Nososticta flavipennis. Creek near Doluduo.
It didn't take long to learn that the local guides, who often lapsed into a dialect peculiar to their far-flung corner of the archipelago, refer to damselflies as 'helikopter'. And once they realised we had little interest in feathered f(r)iends, unlike the vast majority of troopers who brave the highlands that overlook a lava strip of coconuts and paddy fields, the men readily indulged our pursuit of flightier quarry by pointing out choice specimens by the paths.
By some quirk of prehistoric biogeography, there are no featherlegs in Sulawesi, an amoeba of an island where the creatures of a northern supercontinent dwell alongside the survivors of Gondwana. In many a seep and sundrenched brook, I sought in vain these dainty beasts, which haunt the darker portions of swampy woods in Sundaland, clinging to the tips of low shrubs with their wings half ajar and oft betrayed from above by a beacon of blue at the tip of their tails. But here, in forests soiled by the blood of earthly veins, Coeliccia and Copera were nowhere to be found. Instead, the dimmer reaches of the trails, where tiny rivulets converge in ephemeral pools and exuberant mosses drape ledges that drip with precipitation, stir with the bodies of shadows and flatwings. These two families, one bearing hooked wingtips and cloaks of near invisibility against the dappled undergrowth, and the other clad in muted tones with discrete splashes of brilliance, have divided and conquered the stiller reaches of island's inland waters, where they bask in the spray of minute streams and exact a modest toll on the dipteran clouds that occupy the air between the trees.
Two other zygopteran families that enjoy wide distribution and high speciosity in Sundaland and New Guinea, the demoiselles and threadtails, have but a foothold in Sulawesi. Vestalis, which lines the tracks of Borneo in infuriating densities, was conspiciously absent in the jungles of a volatile peninsula. The island's sole calopterygid is a metalwing little different in form and habit from its cousins elsewhere in the region, sailing as it does over rocky creeks and revealing, at rest on boulders just beyond the reach of riffles, electric flashes of colour with nervous flicks of its hindwings. But here, Neurobasis kaupi has drifted in sheen from the emeralds of its typical congenerics to a royal hue that compels distraction and rivals the blues of the chlorocyphids within its territory.

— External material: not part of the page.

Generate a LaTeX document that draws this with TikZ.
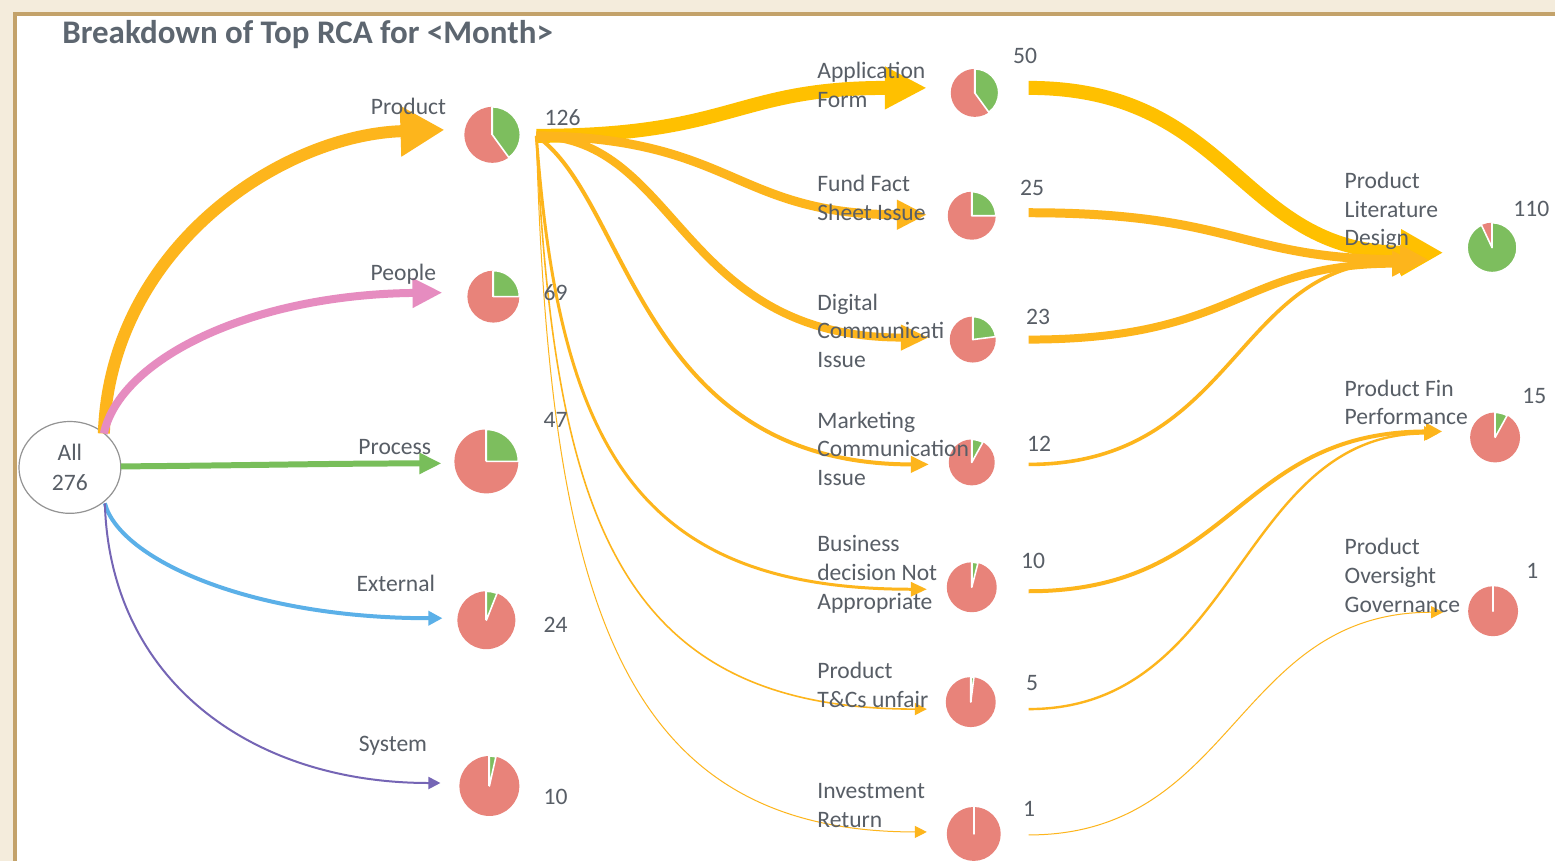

The protoneurids, elusive damselflies with abdomens little thicker than a pin and partial to swift waters with quiet banks, are just slightly less depauperate in presence. But the only tangible member of the family encountered on this venture into the island's shallow interior was a wisp of an insect, likely from a genus widespread in Australasia, that not infrequently rose from vague perches to eyeball simian visitors to its domain. The male, which bears one and a half stripes of azure on his thorax and wings with a light wash of brown, often had in tow a paler mate in waiting. Some pairs, placing no premium on privacy, sank deep to deposit their passion in untidy eddies. But not a few deigned to pay tribute to their mechanical namesakes, hovering in tandem in the shafts that lit their dappled home and floating at length on strokes timed to slip past the wind and resist the rules that bind higher life to the lowest lays of a denuded land.